The peristaltic pumping action is more easily discerned in Fig. 2. A the rotor turns in the direction of the arrow 1 6 fluid is forced along the tubing 53 as the roller pushes in the counterclockwise direction. Immediately behind the roller there is a vacuum which pulls at the fluid.

Immediately in front of the rollers the fluid is forced along the tubing. Thus the pumping action is provided which keeps the fluid moving as desired.

The pump is easily loaded with the tubing because of the movable stator as distinguished from previous rotary pumps of this type.

In operation then, the pump is positioned as shown in Fig. 1 with the stator removed as far as possible from the rotor so that the tubing fits between the stator and the rotor even when the tubing extends from a cassette. When pumping or a closed valve is desired, the stator is moved so that the rotor presses the tubing between the rollers of the rotor and the stator. This stops all flow. However, when the rotor rotates flow is forced or pumped through the tubing. The resilient members on the lever arms of the rollers enables the device to be built without extremely close tolerance.

While the principles of the invention have been described above in connection with specific apparatus and applications, it is to be understood that this description is made by way of example only and not as a limitation on the scope of the invention.

Claims (10)

1. A peristaltic pump comprising: rotor means, a plurality of roller means mounted to said rotor means to define a locus as said rotor means rotates, fluid-carrying tubing in cassette means and extending therefrom, stator means movable between an operating position wherein said tubing is forced into abutment with said locus and a loading position wherein the stator means is spaced apart from said rotor means facilitating positioning said tubing extending from the cassette means between said rotor means and said stator means, and means for moving said stator means between said loading and operating positions.

2. The peristaltic pump of Claim 1, wherein said stator means moves linearly between said loading and operating positions.

3. The peristaltic pump of Claim 2 including means for maintaining the linearity of said stator movement.
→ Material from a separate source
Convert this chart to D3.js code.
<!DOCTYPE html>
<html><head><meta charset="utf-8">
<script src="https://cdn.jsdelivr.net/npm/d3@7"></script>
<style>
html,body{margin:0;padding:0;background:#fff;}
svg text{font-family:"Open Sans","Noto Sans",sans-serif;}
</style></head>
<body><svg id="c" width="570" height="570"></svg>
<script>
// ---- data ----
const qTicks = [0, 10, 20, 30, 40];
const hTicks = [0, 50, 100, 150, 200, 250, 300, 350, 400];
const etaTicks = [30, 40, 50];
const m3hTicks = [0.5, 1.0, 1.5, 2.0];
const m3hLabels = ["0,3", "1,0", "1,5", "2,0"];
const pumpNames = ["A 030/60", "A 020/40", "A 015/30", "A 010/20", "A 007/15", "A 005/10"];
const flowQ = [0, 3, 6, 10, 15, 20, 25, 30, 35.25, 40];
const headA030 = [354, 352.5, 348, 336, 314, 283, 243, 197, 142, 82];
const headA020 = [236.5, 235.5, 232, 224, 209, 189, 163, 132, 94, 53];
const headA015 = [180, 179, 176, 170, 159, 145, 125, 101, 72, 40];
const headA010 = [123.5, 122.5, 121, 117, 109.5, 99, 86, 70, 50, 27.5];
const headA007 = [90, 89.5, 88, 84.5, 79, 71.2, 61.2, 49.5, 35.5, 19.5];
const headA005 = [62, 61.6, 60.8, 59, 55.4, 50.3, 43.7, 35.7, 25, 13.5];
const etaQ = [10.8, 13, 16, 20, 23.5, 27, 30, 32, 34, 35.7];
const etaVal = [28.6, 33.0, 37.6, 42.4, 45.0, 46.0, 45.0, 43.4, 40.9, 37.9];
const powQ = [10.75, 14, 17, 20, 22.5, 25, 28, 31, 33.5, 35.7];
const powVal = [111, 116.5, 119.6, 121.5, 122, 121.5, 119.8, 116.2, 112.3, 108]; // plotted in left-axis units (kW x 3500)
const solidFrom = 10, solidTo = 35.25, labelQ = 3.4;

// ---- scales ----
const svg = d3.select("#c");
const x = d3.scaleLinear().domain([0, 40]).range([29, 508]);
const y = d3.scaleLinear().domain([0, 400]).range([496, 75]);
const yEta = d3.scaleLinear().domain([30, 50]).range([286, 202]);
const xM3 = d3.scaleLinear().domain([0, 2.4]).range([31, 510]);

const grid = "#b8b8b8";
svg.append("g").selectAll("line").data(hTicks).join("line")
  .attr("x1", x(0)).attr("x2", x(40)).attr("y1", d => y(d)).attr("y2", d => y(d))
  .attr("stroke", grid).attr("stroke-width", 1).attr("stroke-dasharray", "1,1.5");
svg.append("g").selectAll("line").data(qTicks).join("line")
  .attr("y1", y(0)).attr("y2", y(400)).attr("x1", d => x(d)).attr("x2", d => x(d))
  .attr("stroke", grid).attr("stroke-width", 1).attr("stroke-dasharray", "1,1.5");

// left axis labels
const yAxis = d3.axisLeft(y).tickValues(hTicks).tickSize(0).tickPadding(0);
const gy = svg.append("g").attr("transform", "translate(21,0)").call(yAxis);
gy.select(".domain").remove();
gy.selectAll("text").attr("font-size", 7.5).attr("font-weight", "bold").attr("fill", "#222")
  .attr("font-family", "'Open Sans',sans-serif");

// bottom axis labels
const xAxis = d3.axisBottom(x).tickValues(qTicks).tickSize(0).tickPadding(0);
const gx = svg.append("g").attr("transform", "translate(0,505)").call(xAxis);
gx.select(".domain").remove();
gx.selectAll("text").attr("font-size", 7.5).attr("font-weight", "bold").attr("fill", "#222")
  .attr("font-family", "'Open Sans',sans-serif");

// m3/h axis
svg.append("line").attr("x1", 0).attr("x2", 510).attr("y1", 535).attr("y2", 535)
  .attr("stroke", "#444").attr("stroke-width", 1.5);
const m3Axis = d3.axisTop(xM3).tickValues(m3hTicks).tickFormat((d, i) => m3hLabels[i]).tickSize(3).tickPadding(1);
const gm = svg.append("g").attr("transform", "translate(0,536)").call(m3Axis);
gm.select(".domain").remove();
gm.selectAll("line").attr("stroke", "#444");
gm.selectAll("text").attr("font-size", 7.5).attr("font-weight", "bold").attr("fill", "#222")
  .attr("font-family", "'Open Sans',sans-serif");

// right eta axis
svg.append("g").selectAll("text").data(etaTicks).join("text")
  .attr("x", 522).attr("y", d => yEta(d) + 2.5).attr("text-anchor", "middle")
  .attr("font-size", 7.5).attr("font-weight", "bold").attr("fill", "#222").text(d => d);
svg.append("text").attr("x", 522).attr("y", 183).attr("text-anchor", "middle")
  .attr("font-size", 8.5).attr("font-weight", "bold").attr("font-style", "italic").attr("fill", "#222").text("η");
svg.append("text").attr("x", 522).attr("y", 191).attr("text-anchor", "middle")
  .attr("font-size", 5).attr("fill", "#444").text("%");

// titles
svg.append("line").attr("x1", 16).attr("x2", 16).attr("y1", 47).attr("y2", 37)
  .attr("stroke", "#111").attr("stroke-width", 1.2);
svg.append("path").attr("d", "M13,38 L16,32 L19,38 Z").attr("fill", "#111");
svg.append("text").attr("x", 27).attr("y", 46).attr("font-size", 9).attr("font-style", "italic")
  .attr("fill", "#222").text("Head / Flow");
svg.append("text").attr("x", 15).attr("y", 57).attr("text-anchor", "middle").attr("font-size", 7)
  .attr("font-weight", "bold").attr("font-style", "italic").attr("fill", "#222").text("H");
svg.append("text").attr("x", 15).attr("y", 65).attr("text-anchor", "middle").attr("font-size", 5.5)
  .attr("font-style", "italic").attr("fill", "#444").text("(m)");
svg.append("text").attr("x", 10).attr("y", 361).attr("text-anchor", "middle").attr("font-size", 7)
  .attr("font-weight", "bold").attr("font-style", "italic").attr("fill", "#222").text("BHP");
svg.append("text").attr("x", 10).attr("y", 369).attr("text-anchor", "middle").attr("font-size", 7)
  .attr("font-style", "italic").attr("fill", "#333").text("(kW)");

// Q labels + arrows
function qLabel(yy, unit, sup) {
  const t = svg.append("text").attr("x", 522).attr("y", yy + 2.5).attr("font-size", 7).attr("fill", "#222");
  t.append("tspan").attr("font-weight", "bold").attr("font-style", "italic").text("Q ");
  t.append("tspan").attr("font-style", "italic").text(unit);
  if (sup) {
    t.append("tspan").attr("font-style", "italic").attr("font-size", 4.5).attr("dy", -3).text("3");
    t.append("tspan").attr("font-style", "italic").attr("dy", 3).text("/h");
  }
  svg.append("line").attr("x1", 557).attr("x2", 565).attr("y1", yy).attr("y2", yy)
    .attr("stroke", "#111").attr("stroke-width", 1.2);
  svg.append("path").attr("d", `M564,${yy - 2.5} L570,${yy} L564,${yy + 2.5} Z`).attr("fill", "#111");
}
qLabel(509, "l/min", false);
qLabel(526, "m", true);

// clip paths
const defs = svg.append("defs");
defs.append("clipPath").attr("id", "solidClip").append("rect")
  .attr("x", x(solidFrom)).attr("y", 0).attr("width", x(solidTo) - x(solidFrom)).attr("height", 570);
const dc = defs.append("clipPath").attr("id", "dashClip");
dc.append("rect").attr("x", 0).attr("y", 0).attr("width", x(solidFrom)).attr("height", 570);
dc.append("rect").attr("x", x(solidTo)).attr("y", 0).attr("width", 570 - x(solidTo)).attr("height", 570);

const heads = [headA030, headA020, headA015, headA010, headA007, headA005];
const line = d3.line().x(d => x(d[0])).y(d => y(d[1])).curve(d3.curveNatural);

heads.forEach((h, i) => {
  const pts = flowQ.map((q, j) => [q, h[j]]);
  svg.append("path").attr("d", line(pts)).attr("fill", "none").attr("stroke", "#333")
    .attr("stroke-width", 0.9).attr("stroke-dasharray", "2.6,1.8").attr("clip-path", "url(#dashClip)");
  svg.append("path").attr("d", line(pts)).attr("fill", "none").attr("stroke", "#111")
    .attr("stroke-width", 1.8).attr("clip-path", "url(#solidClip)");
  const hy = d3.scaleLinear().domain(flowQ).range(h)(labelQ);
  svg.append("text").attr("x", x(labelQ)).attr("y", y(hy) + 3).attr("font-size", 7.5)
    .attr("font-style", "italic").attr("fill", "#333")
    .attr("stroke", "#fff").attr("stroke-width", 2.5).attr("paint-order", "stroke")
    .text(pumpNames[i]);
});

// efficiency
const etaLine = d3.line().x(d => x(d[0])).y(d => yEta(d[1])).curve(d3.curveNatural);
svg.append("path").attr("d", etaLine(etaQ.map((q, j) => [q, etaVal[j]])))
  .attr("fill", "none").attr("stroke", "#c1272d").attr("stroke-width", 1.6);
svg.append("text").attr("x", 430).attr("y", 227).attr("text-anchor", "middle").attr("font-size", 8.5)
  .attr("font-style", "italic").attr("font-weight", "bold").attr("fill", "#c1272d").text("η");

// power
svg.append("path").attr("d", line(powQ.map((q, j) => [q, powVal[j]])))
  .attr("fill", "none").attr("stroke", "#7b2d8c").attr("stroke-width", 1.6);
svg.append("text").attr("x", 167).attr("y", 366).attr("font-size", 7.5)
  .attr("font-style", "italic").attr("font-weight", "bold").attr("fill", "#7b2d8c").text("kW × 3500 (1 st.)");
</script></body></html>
4. The peristaltic pump of Claim 3, wherein said means for maintaining the linearity of said stator movement comprises a pair of slots on the stator movable on pins extending through said slots.
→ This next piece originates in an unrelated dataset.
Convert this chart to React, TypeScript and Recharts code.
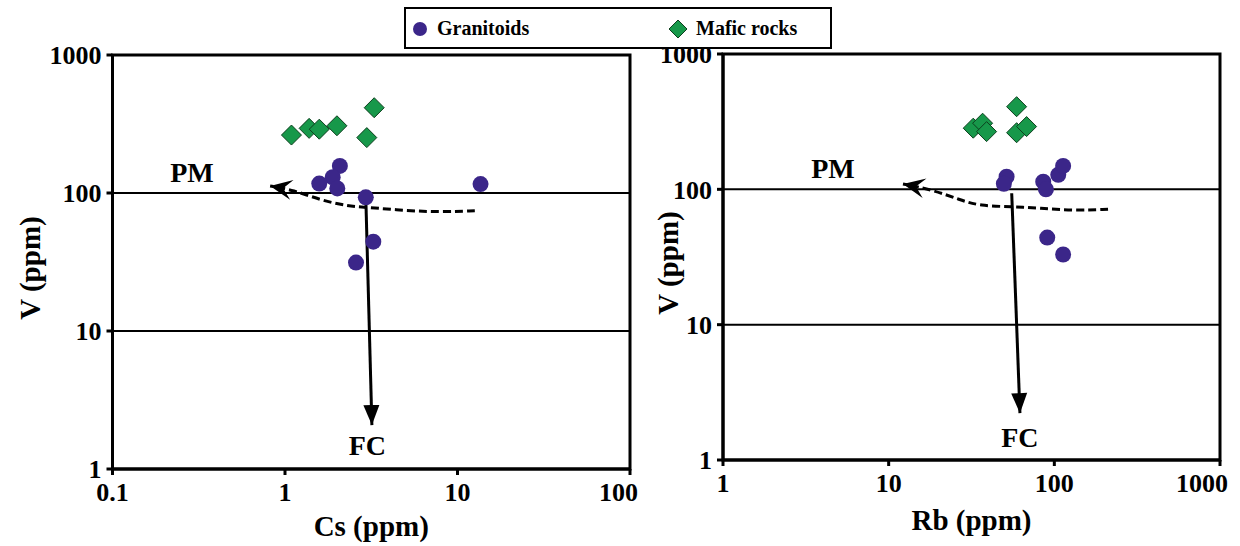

5. The peristaltic pump of Claim 4, wherein said slots are generally wider than said pins except at the ends thereof defining the operating position.

6. The peristaltic pump of claim 1 wherein said means for moving said stator means comprises cam means.

7. The peristaltic pump of Claim 6, wherein said cam means extends through a cam slot in said stator.

8. The peristaltic pump of Claims 4 and 7, wherein said cam slot is positioned normal to said pair of slots.

9. The peristaltic pump of Claim 1 wherein said locus is a cylinder and wherein resilient means maintain the position of said roller means removed from said rotor means to define said locus.

10. A peristaltic pump substantially as hereinbefore described with reference to the accompanying drawings.